MATERIAL PROVIDED:
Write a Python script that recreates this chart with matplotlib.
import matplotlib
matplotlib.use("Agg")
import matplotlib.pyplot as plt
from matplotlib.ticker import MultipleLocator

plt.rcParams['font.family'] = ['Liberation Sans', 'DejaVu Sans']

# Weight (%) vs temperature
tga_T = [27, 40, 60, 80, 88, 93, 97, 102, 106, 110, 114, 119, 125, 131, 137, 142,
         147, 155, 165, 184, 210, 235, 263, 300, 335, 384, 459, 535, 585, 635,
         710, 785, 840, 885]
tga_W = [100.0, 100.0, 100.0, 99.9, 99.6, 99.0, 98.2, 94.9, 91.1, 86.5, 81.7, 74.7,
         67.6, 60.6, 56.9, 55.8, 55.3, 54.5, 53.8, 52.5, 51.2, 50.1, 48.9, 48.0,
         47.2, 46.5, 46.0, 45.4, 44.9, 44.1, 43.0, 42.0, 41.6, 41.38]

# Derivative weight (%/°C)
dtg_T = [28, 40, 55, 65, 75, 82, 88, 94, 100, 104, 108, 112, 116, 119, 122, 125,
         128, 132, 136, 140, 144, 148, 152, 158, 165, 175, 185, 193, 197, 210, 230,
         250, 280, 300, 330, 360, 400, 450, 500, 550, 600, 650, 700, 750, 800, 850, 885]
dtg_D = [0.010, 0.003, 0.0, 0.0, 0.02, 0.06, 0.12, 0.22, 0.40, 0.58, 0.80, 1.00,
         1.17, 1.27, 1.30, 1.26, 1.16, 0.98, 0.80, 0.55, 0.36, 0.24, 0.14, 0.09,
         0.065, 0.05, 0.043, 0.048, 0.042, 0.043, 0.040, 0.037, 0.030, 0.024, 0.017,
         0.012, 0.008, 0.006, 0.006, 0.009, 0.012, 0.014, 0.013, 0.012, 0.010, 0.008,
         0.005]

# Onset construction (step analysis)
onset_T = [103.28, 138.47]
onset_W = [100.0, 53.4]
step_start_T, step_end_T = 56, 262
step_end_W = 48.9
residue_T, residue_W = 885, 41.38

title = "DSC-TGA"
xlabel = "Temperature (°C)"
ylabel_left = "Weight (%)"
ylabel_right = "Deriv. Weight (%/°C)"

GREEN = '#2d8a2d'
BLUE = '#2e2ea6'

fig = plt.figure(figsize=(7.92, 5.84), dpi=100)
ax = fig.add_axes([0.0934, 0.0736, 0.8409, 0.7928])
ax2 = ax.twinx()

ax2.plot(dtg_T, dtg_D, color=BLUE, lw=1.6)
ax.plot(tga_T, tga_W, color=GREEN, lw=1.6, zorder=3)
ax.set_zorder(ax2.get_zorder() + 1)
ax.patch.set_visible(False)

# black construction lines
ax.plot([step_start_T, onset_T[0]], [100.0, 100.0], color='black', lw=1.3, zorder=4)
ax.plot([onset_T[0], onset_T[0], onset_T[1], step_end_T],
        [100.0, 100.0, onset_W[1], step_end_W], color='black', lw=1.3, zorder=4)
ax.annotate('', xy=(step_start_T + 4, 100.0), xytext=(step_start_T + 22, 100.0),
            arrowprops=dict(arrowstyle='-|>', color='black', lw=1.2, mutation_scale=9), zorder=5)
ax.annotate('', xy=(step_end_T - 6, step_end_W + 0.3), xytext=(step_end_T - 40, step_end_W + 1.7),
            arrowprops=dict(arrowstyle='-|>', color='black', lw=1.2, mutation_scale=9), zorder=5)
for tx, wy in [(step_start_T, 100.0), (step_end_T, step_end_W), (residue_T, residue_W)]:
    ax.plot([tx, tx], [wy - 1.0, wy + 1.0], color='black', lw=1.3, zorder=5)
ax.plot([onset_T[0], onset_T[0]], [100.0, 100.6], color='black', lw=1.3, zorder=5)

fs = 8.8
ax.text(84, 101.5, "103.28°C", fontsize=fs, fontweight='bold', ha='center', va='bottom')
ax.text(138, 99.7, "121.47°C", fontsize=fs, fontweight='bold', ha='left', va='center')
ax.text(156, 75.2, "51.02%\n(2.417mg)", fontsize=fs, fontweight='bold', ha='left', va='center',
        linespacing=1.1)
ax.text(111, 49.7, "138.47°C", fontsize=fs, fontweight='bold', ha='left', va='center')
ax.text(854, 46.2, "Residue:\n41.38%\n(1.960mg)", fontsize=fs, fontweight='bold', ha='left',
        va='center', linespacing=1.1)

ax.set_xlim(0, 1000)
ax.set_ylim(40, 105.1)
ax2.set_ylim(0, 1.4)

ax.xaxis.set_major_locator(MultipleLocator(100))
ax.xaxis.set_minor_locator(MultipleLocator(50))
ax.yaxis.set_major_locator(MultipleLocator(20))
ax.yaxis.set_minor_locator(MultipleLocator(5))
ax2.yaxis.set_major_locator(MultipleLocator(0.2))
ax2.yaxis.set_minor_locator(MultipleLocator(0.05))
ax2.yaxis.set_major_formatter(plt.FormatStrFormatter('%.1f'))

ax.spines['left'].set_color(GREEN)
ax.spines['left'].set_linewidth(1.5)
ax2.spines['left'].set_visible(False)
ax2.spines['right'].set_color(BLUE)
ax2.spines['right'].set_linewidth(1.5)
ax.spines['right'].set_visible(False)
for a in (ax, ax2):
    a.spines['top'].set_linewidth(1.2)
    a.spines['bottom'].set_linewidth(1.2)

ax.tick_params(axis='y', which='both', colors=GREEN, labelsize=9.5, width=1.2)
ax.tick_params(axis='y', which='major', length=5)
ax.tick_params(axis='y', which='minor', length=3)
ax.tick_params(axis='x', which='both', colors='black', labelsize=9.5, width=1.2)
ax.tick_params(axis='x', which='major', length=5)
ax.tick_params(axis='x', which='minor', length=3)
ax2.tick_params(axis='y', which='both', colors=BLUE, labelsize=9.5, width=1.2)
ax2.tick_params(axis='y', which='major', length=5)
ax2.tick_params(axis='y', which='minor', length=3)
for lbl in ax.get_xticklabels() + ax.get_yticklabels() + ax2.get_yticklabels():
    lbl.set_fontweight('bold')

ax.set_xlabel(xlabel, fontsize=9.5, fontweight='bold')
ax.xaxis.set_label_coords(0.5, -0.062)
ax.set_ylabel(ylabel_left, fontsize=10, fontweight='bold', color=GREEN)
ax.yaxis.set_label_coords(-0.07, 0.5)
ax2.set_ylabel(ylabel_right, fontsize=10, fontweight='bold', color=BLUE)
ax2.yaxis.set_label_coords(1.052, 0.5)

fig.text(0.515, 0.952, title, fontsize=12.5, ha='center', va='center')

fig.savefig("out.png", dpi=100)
--
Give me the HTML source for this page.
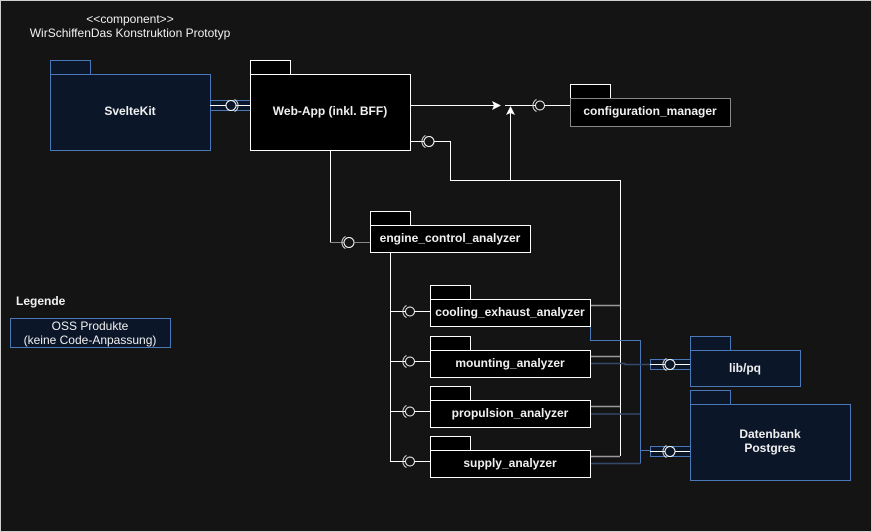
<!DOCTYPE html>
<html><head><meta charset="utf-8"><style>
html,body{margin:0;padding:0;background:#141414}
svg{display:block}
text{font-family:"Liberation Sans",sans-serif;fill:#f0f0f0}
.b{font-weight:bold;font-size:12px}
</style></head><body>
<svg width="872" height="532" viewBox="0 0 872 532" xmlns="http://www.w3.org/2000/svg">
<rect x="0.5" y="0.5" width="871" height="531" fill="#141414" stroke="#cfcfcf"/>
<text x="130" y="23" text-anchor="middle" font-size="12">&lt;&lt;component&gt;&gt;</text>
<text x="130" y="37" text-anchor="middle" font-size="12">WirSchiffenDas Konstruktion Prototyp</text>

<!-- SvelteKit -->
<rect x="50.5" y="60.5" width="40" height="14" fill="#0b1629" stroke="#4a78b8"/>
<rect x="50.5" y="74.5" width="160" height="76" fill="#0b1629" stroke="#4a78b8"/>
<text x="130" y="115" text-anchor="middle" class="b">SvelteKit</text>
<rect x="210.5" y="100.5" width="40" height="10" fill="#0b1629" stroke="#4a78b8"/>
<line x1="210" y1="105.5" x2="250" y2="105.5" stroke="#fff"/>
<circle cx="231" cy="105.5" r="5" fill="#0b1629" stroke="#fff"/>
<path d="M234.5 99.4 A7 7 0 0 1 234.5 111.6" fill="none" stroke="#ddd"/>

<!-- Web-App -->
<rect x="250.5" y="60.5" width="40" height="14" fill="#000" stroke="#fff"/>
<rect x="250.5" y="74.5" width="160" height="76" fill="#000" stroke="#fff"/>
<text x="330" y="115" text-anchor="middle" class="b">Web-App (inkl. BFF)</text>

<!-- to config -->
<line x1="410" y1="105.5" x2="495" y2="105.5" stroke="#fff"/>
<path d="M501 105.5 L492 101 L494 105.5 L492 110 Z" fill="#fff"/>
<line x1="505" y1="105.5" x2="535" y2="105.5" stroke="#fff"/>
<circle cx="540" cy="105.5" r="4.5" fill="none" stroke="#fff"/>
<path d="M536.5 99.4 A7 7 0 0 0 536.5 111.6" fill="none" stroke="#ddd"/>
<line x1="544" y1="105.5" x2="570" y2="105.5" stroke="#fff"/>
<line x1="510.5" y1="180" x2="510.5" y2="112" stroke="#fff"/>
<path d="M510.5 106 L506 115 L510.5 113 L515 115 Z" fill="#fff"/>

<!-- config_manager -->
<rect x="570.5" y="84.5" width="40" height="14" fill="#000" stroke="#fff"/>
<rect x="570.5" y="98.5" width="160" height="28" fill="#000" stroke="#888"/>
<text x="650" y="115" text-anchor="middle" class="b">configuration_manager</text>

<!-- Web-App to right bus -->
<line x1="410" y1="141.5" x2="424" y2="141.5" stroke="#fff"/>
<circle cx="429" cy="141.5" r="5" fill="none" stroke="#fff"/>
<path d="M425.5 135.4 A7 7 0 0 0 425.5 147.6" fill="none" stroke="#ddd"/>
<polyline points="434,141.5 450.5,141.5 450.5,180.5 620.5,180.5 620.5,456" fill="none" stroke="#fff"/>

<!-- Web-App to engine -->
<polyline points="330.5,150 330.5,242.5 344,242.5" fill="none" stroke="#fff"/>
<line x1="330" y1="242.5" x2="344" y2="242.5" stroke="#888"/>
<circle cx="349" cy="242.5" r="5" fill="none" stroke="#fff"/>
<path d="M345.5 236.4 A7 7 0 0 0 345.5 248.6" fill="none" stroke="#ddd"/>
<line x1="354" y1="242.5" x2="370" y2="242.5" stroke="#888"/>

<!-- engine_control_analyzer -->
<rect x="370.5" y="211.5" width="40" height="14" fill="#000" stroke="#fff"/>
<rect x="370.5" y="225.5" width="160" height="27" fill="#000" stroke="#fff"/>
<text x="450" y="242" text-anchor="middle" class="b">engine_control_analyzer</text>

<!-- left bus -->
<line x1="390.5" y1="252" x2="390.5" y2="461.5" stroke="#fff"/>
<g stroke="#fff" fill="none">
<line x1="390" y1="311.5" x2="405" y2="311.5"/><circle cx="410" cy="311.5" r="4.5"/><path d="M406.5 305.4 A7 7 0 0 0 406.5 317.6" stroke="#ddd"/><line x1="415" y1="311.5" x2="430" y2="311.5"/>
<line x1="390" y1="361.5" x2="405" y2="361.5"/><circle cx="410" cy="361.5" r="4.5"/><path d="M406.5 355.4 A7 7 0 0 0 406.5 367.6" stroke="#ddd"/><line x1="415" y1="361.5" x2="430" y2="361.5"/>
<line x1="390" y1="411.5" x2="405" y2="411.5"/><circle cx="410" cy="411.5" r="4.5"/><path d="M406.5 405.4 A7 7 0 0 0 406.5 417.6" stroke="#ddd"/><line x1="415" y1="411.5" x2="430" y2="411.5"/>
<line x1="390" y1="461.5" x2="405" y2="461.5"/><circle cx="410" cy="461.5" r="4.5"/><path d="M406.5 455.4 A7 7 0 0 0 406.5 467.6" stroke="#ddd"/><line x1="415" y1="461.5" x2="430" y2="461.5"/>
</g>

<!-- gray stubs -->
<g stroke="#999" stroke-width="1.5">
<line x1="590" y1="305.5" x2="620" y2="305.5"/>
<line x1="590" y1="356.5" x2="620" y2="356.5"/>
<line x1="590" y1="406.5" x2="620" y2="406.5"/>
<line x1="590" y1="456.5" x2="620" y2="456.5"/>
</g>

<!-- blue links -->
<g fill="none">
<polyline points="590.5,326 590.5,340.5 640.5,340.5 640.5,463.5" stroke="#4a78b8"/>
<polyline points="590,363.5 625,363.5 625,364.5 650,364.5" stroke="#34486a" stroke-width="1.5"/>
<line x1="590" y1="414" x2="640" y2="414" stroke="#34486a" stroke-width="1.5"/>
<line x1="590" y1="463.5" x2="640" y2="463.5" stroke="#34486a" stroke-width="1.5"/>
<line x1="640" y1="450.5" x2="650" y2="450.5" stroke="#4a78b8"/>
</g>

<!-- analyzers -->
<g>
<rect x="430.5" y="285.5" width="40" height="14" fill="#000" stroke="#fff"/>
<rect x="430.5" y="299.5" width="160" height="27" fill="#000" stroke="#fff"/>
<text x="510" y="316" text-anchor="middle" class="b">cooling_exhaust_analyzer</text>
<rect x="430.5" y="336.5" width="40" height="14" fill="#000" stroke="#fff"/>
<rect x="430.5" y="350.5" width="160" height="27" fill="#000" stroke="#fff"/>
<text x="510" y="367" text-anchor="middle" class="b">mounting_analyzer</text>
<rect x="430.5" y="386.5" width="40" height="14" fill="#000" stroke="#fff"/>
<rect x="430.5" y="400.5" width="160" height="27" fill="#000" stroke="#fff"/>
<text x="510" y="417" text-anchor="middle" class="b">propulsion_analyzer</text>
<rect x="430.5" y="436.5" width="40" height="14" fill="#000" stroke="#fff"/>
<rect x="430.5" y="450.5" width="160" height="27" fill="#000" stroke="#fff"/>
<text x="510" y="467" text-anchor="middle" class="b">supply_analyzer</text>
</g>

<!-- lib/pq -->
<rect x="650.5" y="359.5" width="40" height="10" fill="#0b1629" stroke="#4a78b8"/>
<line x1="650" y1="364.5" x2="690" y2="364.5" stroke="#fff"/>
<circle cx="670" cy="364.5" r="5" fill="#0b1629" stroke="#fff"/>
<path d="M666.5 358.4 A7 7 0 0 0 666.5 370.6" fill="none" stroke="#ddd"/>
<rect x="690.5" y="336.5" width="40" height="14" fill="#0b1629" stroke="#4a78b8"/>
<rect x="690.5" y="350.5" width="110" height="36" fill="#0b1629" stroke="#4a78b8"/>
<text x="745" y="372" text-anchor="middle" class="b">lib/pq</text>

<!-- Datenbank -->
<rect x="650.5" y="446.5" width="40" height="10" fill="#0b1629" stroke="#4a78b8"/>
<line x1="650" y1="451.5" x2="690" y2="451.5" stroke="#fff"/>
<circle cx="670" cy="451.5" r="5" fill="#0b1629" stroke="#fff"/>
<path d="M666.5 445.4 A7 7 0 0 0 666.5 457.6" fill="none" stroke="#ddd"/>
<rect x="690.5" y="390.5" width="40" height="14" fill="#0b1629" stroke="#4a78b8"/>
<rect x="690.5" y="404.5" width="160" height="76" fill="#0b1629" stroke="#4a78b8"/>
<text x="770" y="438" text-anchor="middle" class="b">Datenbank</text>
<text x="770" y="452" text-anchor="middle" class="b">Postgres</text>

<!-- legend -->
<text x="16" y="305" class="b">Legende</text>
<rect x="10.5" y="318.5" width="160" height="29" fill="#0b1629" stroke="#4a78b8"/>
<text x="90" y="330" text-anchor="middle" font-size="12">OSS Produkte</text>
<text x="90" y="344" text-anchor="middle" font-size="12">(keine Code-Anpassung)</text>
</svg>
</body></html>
--
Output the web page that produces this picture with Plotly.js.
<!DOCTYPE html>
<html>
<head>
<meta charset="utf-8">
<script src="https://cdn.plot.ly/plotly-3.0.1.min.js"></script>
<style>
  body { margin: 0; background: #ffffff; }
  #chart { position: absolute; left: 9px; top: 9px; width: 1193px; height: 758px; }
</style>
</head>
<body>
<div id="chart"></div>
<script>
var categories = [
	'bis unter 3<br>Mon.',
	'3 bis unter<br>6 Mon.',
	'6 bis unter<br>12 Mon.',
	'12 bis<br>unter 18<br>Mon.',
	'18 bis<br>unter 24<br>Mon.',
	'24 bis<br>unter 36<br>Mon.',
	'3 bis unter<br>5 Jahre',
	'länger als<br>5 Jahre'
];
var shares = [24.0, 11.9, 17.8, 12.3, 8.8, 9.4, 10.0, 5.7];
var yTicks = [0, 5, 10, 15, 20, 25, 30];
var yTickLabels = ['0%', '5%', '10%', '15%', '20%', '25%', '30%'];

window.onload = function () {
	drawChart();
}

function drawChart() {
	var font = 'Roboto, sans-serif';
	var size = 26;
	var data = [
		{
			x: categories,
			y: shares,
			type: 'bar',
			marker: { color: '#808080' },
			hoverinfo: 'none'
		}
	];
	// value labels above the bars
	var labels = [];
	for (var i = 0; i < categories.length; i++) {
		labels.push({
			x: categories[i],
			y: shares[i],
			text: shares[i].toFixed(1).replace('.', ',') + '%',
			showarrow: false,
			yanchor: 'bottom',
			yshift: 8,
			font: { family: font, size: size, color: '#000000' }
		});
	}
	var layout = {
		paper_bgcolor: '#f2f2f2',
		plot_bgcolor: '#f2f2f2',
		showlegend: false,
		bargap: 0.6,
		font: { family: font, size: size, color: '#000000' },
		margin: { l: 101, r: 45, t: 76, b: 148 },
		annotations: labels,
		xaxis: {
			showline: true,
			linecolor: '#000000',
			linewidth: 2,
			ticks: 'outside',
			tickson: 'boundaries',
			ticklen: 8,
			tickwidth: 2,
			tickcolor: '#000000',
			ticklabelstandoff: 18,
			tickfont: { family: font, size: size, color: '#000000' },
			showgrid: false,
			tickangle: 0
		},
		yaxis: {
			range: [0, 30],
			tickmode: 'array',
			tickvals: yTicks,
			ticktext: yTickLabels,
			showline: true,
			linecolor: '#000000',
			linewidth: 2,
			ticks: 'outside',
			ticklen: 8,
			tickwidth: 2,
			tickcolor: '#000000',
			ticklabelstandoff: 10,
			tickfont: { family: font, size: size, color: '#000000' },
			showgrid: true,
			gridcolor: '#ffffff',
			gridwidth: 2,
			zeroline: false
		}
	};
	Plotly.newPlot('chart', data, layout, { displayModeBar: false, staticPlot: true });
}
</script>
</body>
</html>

GIVEN EXERCISE: Only the lines from the one with "Give me the HTML source for this page." down to the one with "0 0 1 234.5" belong in your copy, both ends included; write them out exactly and skip any pictures.

RESULT OF THE TASK:
Give me the HTML source for this page.
<!DOCTYPE html>
<html><head><meta charset="utf-8"><style>
html,body{margin:0;padding:0;background:#141414}
svg{display:block}
text{font-family:"Liberation Sans",sans-serif;fill:#f0f0f0}
.b{font-weight:bold;font-size:12px}
</style></head><body>
<svg width="872" height="532" viewBox="0 0 872 532" xmlns="http://www.w3.org/2000/svg">
<rect x="0.5" y="0.5" width="871" height="531" fill="#141414" stroke="#cfcfcf"/>
<text x="130" y="23" text-anchor="middle" font-size="12">&lt;&lt;component&gt;&gt;</text>
<text x="130" y="37" text-anchor="middle" font-size="12">WirSchiffenDas Konstruktion Prototyp</text>

<!-- SvelteKit -->
<rect x="50.5" y="60.5" width="40" height="14" fill="#0b1629" stroke="#4a78b8"/>
<rect x="50.5" y="74.5" width="160" height="76" fill="#0b1629" stroke="#4a78b8"/>
<text x="130" y="115" text-anchor="middle" class="b">SvelteKit</text>
<rect x="210.5" y="100.5" width="40" height="10" fill="#0b1629" stroke="#4a78b8"/>
<line x1="210" y1="105.5" x2="250" y2="105.5" stroke="#fff"/>
<circle cx="231" cy="105.5" r="5" fill="#0b1629" stroke="#fff"/>
<path d="M234.5 99.4 A7 7 0 0 1 234.5 111.6" fill="none" stroke="#ddd"/>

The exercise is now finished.